Von besonderer Bedeutung für die Demokratie ist die zunehmende Digitalisierung. Wie können wir die Möglichkeiten der politischen Teilhabe in einer digitalen Welt besser nutzen? Wir haben in einem ersten Schritt durchgesetzt, dass es in Zukunft auch Online-Petitionen bei der Hamburger Bürgerschaft gibt, damit wir für die politische Teilhabe im Netz nicht nur auf private Online-Petitions-Plattformen angewiesen sind. Hamburg ist mit seinem Transparenzgesetz bundesweit beispielgebend. Doch wo müssen Politik und Verwaltung für die Bürger*innen noch transparenter werden? Wie können wir politische Teilhabe und die Demokratie weiter stärken? Eine Digitalisierung ohne Regeln birgt auch Gefahren für die demokratischen Prozesse. In einer digitalen Welt gilt es, unsere Freiheit als Grundvoraussetzung eines demokratischen Gemeinwesens in besonderer Weise zu schützen. Das bedeutet zum einen Freiheit vor Überwachung. Hier besteht Handlungsbedarf! Das haben die Überwachungsskandale der vergangenen Jahre eindrucksvoll gezeigt. Aber bereits das Sammeln von Daten und Erstellen von Nutzerprofilen schränken unsere Freiheit ein. Die Möglichkeiten einer intransparenten Beeinflussung von Willensbildungsprozessen durch Google und Co. sind ebenfalls nicht mit unseren demokratischen Prinzipien zu vereinbaren. Hamburg ist ein wichtiger Standort digitaler Angebote und hat daher eine besondere Verantwortung für den Datenschutz. Die Stimme für den Datenschutz sind wir Grüne! Die EU-Datenschutzgrundverordnung stellt einen Meilenstein dar: Sie schafft Rechte für Verbraucher*innen, und ermöglicht es, die Souveränität über die eigenen Daten wieder zu erlangen. Erstmals schafft sie einen einheitlichen Datenschutzstandard in Europa. In Deutschland werden vor allem für die Bundesländer noch erhebliche Spielräume bestehen bleiben. Wie wollen wir diese Spielräume nutzen? Wie können wir einen möglichst konsequenten Datenschutz erreichen? Der Senat hat jüngst die „Strategie Digitale Stadt“ beschlossen. Verwaltungsangebote sollen zunehmend niedrigschwellig und kundenfreundlich digital zur Verfügung gestellt werden. Das ist ein Schritt in die richtige Richtung! Dabei muss aber stets gewährleistet sein, dass die Autonomie über unsere Daten erhalten, die Privatsphäre geschützt und eine Überwachung einzelner Bürgerinnen und Bürger ausgeschlossen bleibt.

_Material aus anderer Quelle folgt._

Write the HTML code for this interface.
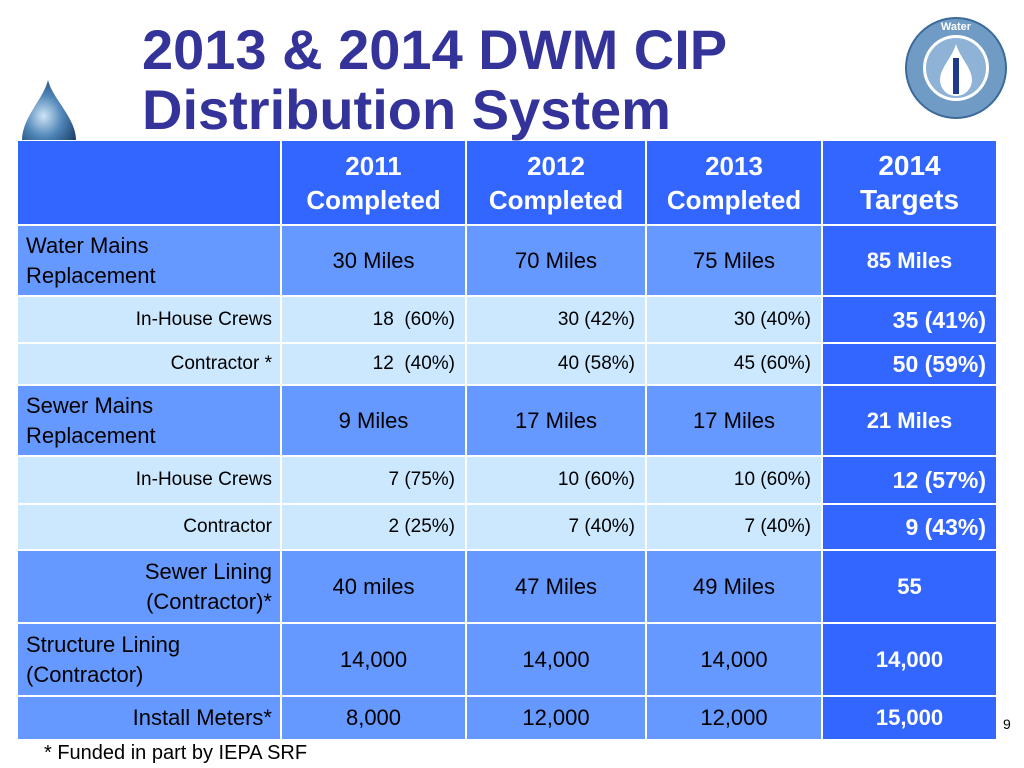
<!DOCTYPE html>
<html><head><meta charset="utf-8"><style>
body{margin:0;width:1024px;height:768px;background:#fff;position:relative;overflow:hidden;font-family:"Liberation Sans",sans-serif}
.t{position:absolute;left:142px;color:#333399;font-weight:bold;font-size:56px;line-height:60px}
.c{position:absolute;box-sizing:border-box;display:flex;align-items:center;color:#000;font-size:22px;line-height:30px}
.sub{font-size:19px}
.tg{color:#fff;font-weight:bold;background:#3366ff !important}
</style></head><body>
<div class="t" style="top:20px">2013 &amp; 2014 DWM CIP<br>Distribution System</div>
<svg style="position:absolute;left:20px;top:78px" width="60" height="62"><defs><radialGradient id="g" cx="0.4" cy="0.6" r="0.7"><stop offset="0" stop-color="#cfe4f5"/><stop offset="0.5" stop-color="#4f86b8"/><stop offset="1" stop-color="#1b3f6a"/></radialGradient></defs><path d="M28,2 C32,20 56,40 56,62 L2,62 C2,40 24,20 28,2Z" fill="url(#g)"/></svg>
<svg style="position:absolute;left:904px;top:16px" width="104" height="104"><circle cx="52" cy="52" r="50" fill="#6f9bc4" stroke="#3c6a99" stroke-width="2"/><circle cx="52" cy="52" r="33" fill="#fff"/><circle cx="52" cy="52" r="30" fill="#8fb3d6"/><path d="M52,28 C56,42 68,52 68,64 A16,16 0 0 1 36,64 C36,52 48,42 52,28Z" fill="#fff"/><rect x="49" y="42" width="6" height="36" fill="#1e3a8a"/><text x="52" y="14" font-size="11" font-weight="bold" fill="#fff" text-anchor="middle" font-family="Liberation Sans">Water</text></svg>
<div id="tbl"></div>
<div style="position:absolute;left:44px;top:742px;font-size:20px">* Funded in part by IEPA SRF</div>
<div style="position:absolute;left:1003px;top:716px;font-size:14px">9</div>
<script>
const colX=[18,282,467,647,823,998];
const rowY=[141,226,297,344,386,457,505,551,624,697,741];
const headers=["","2011<br>Completed","2012<br>Completed","2013<br>Completed","2014<br>Targets"];
const rows=[
["Water Mains<br>Replacement","30 Miles","70 Miles","75 Miles","85 Miles","main"],
["In-House Crews","18&nbsp; (60%)","30 (42%)","30 (40%)","35 (41%)","sub"],
["Contractor *","12&nbsp; (40%)","40 (58%)","45 (60%)","50 (59%)","sub"],
["Sewer Mains<br>Replacement","9 Miles","17 Miles","17 Miles","21 Miles","main"],
["In-House Crews","7 (75%)","10 (60%)","10 (60%)","12 (57%)","sub"],
["Contractor","2 (25%)","7 (40%)","7 (40%)","9 (43%)","sub"],
["Sewer Lining<br>(Contractor)*","40 miles","47 Miles","49 Miles","55","mainr"],
["Structure Lining<br>(Contractor)","14,000","14,000","14,000","14,000","main"],
["Install Meters*","8,000","12,000","12,000","15,000","mainr"]];
const T=document.getElementById('tbl');
function cell(x0,x1,y0,y1,html,cls,bg,align,pad){
 const d=document.createElement('div');
 d.className='c '+cls;
 d.style.cssText=`left:${x0}px;top:${y0}px;width:${x1-x0-2}px;height:${y1-y0-2}px;background:${bg};justify-content:${align};text-align:${align=='flex-end'?'right':align=='center'?'center':'left'};padding:0 ${pad}px`;
 d.innerHTML=html;T.appendChild(d);return d;}
for(let c=0;c<5;c++){
 const d=cell(colX[c],colX[c+1],rowY[0],rowY[1],headers[c],'',"#3366ff",'center',0);
 d.style.color='#fff';d.style.fontWeight='bold';d.style.fontSize=c==4?'28px':'26px';d.style.lineHeight='34px';
 
 
}
rows.forEach((r,i)=>{
 const y0=rowY[i+1],y1=rowY[i+2],kind=r[5],sub=kind=='sub';
 const bg=sub?'#cce8ff':'#6699ff';
 for(let c=0;c<5;c++){
  let align,pad=8;
  if(c==0) align=(kind=='main')?'flex-start':'flex-end';
  else if(sub) align='flex-end';
  else align='center';
  if(c==4&&sub){align='flex-end';}
  const d=cell(colX[c],colX[c+1],y0,y1,r[c],(sub?'sub':'')+(c==4?' tg':''),bg,align,c==0?8:10);
  if(c==4){d.style.fontSize='22px';if(sub)d.style.fontSize='23px';}
  
  
 }
});
</script>
</body></html>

Viele ältere Menschen sehen sich dadurch in manchen Bereichen abgekoppelt von den aktuellen Entwicklungen und Angeboten. Wie kann das ganze auch für sie kundenfreundlich sein? Wie können wir diese Entwicklung auch als Weiterentwicklung unserer Demokratie betreiben? Wie sorgen wir dafür, dass mehr Menschen partizipieren können? Welches Wissen und welche Kompetenzen braucht man und wie kann man sie in Hamburg erlangen? Und sollte nicht jede und jeder freien Internetzugang haben, wenn es die Voraussetzung dafür ist, Verwaltungsangebote wahrnehmen zu können?

2. Der Prozess

Der Landesvorstand wird beauftragt einen Programmprozess bis 2020 zu organisieren, der zunächst die Auswirkungen der Entwicklung Deutschlands zu einem Einwanderungsland und des demographischen Wandels auf Hamburg in den Blick nimmt. Ausgehend hiervon soll eine erste Vision vom gesellschaftlichen Zusammenleben in Hamburg für 2030 entwickelt werden. Der Landesvorstand wird weiter beauftragt, die Stadtentwicklung, Inklusion/Diversity, Bildung und Stärkung unserer Demokratie zu Schwerpunktthemen des Programmprozesses zu machen. Vor dem Hintergrund des Beschlusses Kommunikation und Beteiligung 2.0 soll auch dieser Programmprozess transparent und beteiligungsorientiert sein und zudem den Dialog mit Expertinnen ebenso suchen, wie mit den Hamburgerinnen und Hamburgern. Verschiedene Schritte und Formate, die durchaus parallel erfolgen können, sollen daher gewährleistet sein.